The configuration is responsible for mimicking atoms’ interaction with the magnetic component of an electromagnetic wave, only at a much larger scale for the metamaterial to leverage. In such cases, engineers have been able to manipulate the metamaterial’s electric permittivity and magnetic permeability, which dictate its interaction with electromagnetic radiation. At this point, you realize, we are so far from the first principles that we might not have started have started from the first principles at all, only from a geometrically convenient macroscopic approximation.
Instead, it seems the comprehensibility of optics has rendered its first principles especially susceptible to manipulation, so much so that even its newly minted macroscopic consequences are no longer recognizable. A glance at the Wikipedia page for metamaterials is peppered with applications in optics more than anything else, possibly because the interaction of electromagnetic radiation with the surface of materials is the first – and thus most accessible – bastion of utility.

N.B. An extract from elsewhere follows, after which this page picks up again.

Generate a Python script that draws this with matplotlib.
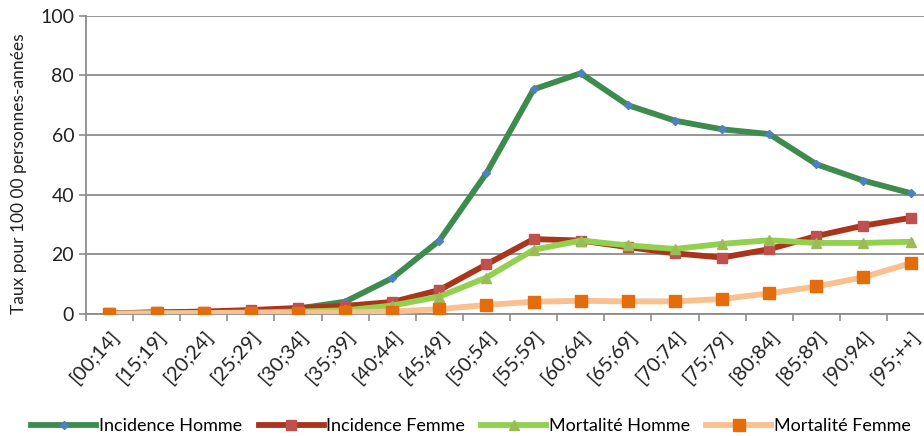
import numpy as np
import matplotlib

matplotlib.use("Agg")
import matplotlib.pyplot as plt

plt.rcParams["font.family"] = ["Lato", "DejaVu Sans"]

age_groups = ["[00;14]", "[15;19]", "[20;24]", "[25;29]", "[30;34]", "[35;39]",
              "[40;44]", "[45;49]", "[50;54]", "[55;59]", "[60;64]", "[65;69]",
              "[70;74]", "[75;79]", "[80;84]", "[85;89]", "[90;94]", "[95;++]"]

incidence_homme = [0.2, 0.5, 0.6, 1.0, 1.8, 4.1, 12.0, 24.6, 47.2, 75.3, 80.7,
                   70.0, 64.8, 61.9, 60.3, 50.2, 44.7, 40.5]
incidence_femme = [0.2, 0.5, 0.8, 1.3, 2.0, 2.7, 4.0, 8.0, 16.6, 25.1, 24.6,
                   22.4, 20.3, 18.9, 21.7, 26.1, 29.6, 32.2]
mortalite_homme = [0.1, 0.2, 0.3, 0.5, 0.8, 1.2, 2.8, 5.8, 12.2, 21.5, 24.6,
                   23.0, 21.8, 23.5, 24.7, 23.8, 23.8, 24.2]
mortalite_femme = [0.1, 0.2, 0.3, 0.3, 0.4, 0.5, 0.8, 1.6, 3.0, 4.1, 4.4,
                   4.2, 4.2, 5.0, 6.9, 9.2, 12.3, 17.0]

series = [
    ("Incidence Homme", incidence_homme, "#3d8b4f", "D", "#4f81bd", 4.5),
    ("Incidence Femme", incidence_femme, "#a8351c", "s", "#c0504d", 7),
    ("Mortalité Homme", mortalite_homme, "#92d050", "^", "#9bbb59", 7),
    ("Mortalité Femme", mortalite_femme, "#fac090", "s", "#e46c0a", 8),
]

fig = plt.figure(figsize=(9.24, 4.36), dpi=100)
ax = fig.add_axes([0.093, 0.280, 0.918, 0.684])

x = np.arange(len(age_groups))
for label, vals, lc, mk, mc, ms in series:
    ax.plot(x, vals, color=lc, lw=4.2, marker=mk, markersize=ms,
            markerfacecolor=mc, markeredgecolor=mc, label=label,
            solid_joinstyle="round", zorder=3)

ax.set_xlim(-0.5, len(age_groups) - 0.5)
ax.set_ylim(0, 100)
ax.set_yticks(range(0, 101, 20))
ax.grid(axis="y", color="#8c8c8c", lw=1.3)
ax.set_axisbelow(True)

ax.set_xticks(x)
ax.set_xticklabels(age_groups, rotation=48, ha="right", rotation_mode="anchor",
                   fontsize=14.5, color="#222222")
ax.tick_params(axis="x", length=0, pad=10)
ax.set_xticks(np.arange(-0.5, len(age_groups)), minor=True)
ax.tick_params(axis="x", which="minor", length=5, color="#8c8c8c", width=1.2)
ax.tick_params(axis="y", length=5, color="#8c8c8c", width=1.2, labelsize=14,
               labelcolor="#222222")

for side in ["top", "right"]:
    ax.spines[side].set_visible(False)
for side in ["left", "bottom"]:
    ax.spines[side].set_color("#8c8c8c")
    ax.spines[side].set_linewidth(1.3)

ax.set_ylabel("Taux pour 100 00 personnes-années", fontsize=12.5, color="#222222")
ax.yaxis.set_label_coords(-0.069, 0.47)

fig.legend(loc="center", bbox_to_anchor=(0.51, 0.022), ncol=4, frameon=False,
           fontsize=13, handlelength=3.6, handletextpad=0.15, columnspacing=0.9)

fig.savefig("out.png", dpi=100)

Potential applications of metamaterials are diverse and include remote aerospace applications, sensor detection and infrastructure monitoring, smart solar power management, public safety, radomes, high-frequency battlefield communication and lenses for high-gain antennas, improving ultrasonic sensors, and even shielding structures from earthquakes. The research in metamaterials is interdisciplinary and involves such fields as electrical engineering, electromagnetics, classical optics, solid state physics, microwave and antennae engineering, optoelectronics, material sciences, nanoscience, semiconductor engineering, and others.